自分にはできないこと

 

[1]孤独と罪悪

 職場で同じ部署だった人。仕事に時間がかかって残業ばかりしてしまうものの気が利いて、優しく、健気に毎日頑張っていて、あまりに業務が山積しているときはそっと声をかけて手伝ったりしていた。が、その方が他部署に移って数ヶ月すると心労が限界に達してしまい、会社に来ることができなくなり、休職してしまった。

 かつてブラック企業に勤め似たような経験をしたことがある僕は、むしろ休職してからが本人にとって正念場で、みんなが察知できないところで時間をかけて日常を取り戻さなければならないし、一方で休んでいる間の罪悪感、職場に迷惑をかけている感情、自分のふがいなさに苛まなければならないな、大丈夫かな、と心配になった。

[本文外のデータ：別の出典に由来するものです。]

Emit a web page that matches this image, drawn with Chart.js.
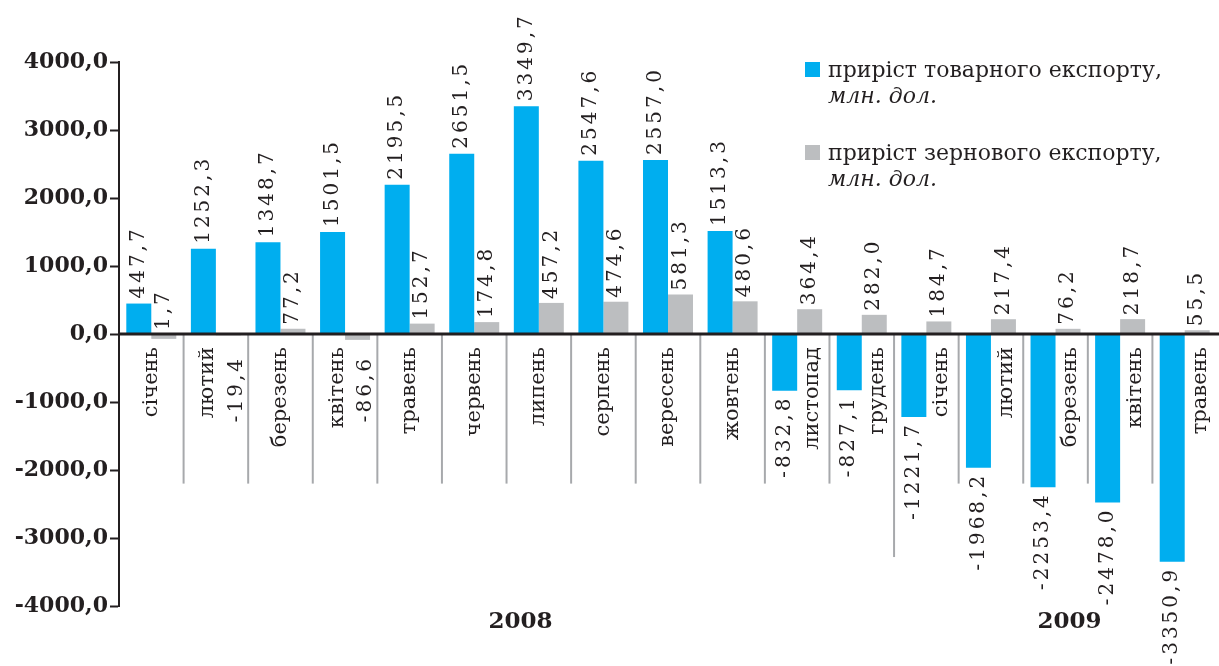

 心配こそすれど、心配することしかできなかったのでそのまま日々は過ぎてしまい、数ヶ月後、風のように「あの人、今月末にそのまま退職するようですよ」という話を聞いた。あぁ、会えないまま、あの人は退職してしまうのか、と思った。

 

[2]自分にはできなかったこと

 ところが先日、その人は退職前に職場に現れて、一日かけて一人一人に挨拶しにきてくれた。ご迷惑かけました、ありがとうございました、と一人一人に時間をとり、それぞれ感謝の意を伝えていた。

 勿論僕にも挨拶しにきてくれ、同じ部署だったときに色々助けてもらったと話してくれた。メンタルを崩す前からは比べものにならないくらい柔和になった表情から、逆に休職している間の苦しみが見てとれ、それでも最後に顔を見せてくれたその行為に逆に僕は救われてしまった。健康な姿を見ると、人はこんなに安心するんだなと思った。

 事情こそ異なれど、かつて逃げるようにブラック企業を辞めた僕にとっては、挨拶しにきてくれたその人の姿は本当に素晴らしく、自分にはできないことをやり切る姿に深く感動していた。連絡先も知らないので二度と会うことはないかもしれないが、今後の人生を応援しようと思う。

 

[3]大切なお知らせ

 この一連の出来事を反芻しながら家に帰っていると、バンドの解散や活休や脱退も、似たようなものかもしれないなと思い始めてきた。人であり、コミュニティに属する限りはそういった出来事は起こり続ける。

 解散ライブもないまま、事後解散を報告をするバンドもいるが、本人達のメンタルを保つ上での結果であるならば、ケースにも依るが僕はその自分勝手な選択も尊重したいと思う。一方で「おい!!黙って解散してんじゃねーぞ!!しばいて済むならしばくけどぶつけようないじゃねーか!!!どうしたらいいんだよ!!!不誠実!!!!馬鹿!!!」という気持ちも同じくらいあるので腹が立つことを何も否定しない。

 が、ライブハウスで会えなくなった人も、職場で会えなくなった人も、小学校で遊んでいて今どうしているか分からないかつての友達も、どこかで元気で生きてくれたらいいなと思っている。そうやって流れるように人と人が関わり続け、流れるように老いて、人生が終わり向かうのも一つ美しいのかなと思ったりも、思わなかったりもする。ともかく、同部署で今月末に退職するその人の今後の人生が穏やかなものになりますように。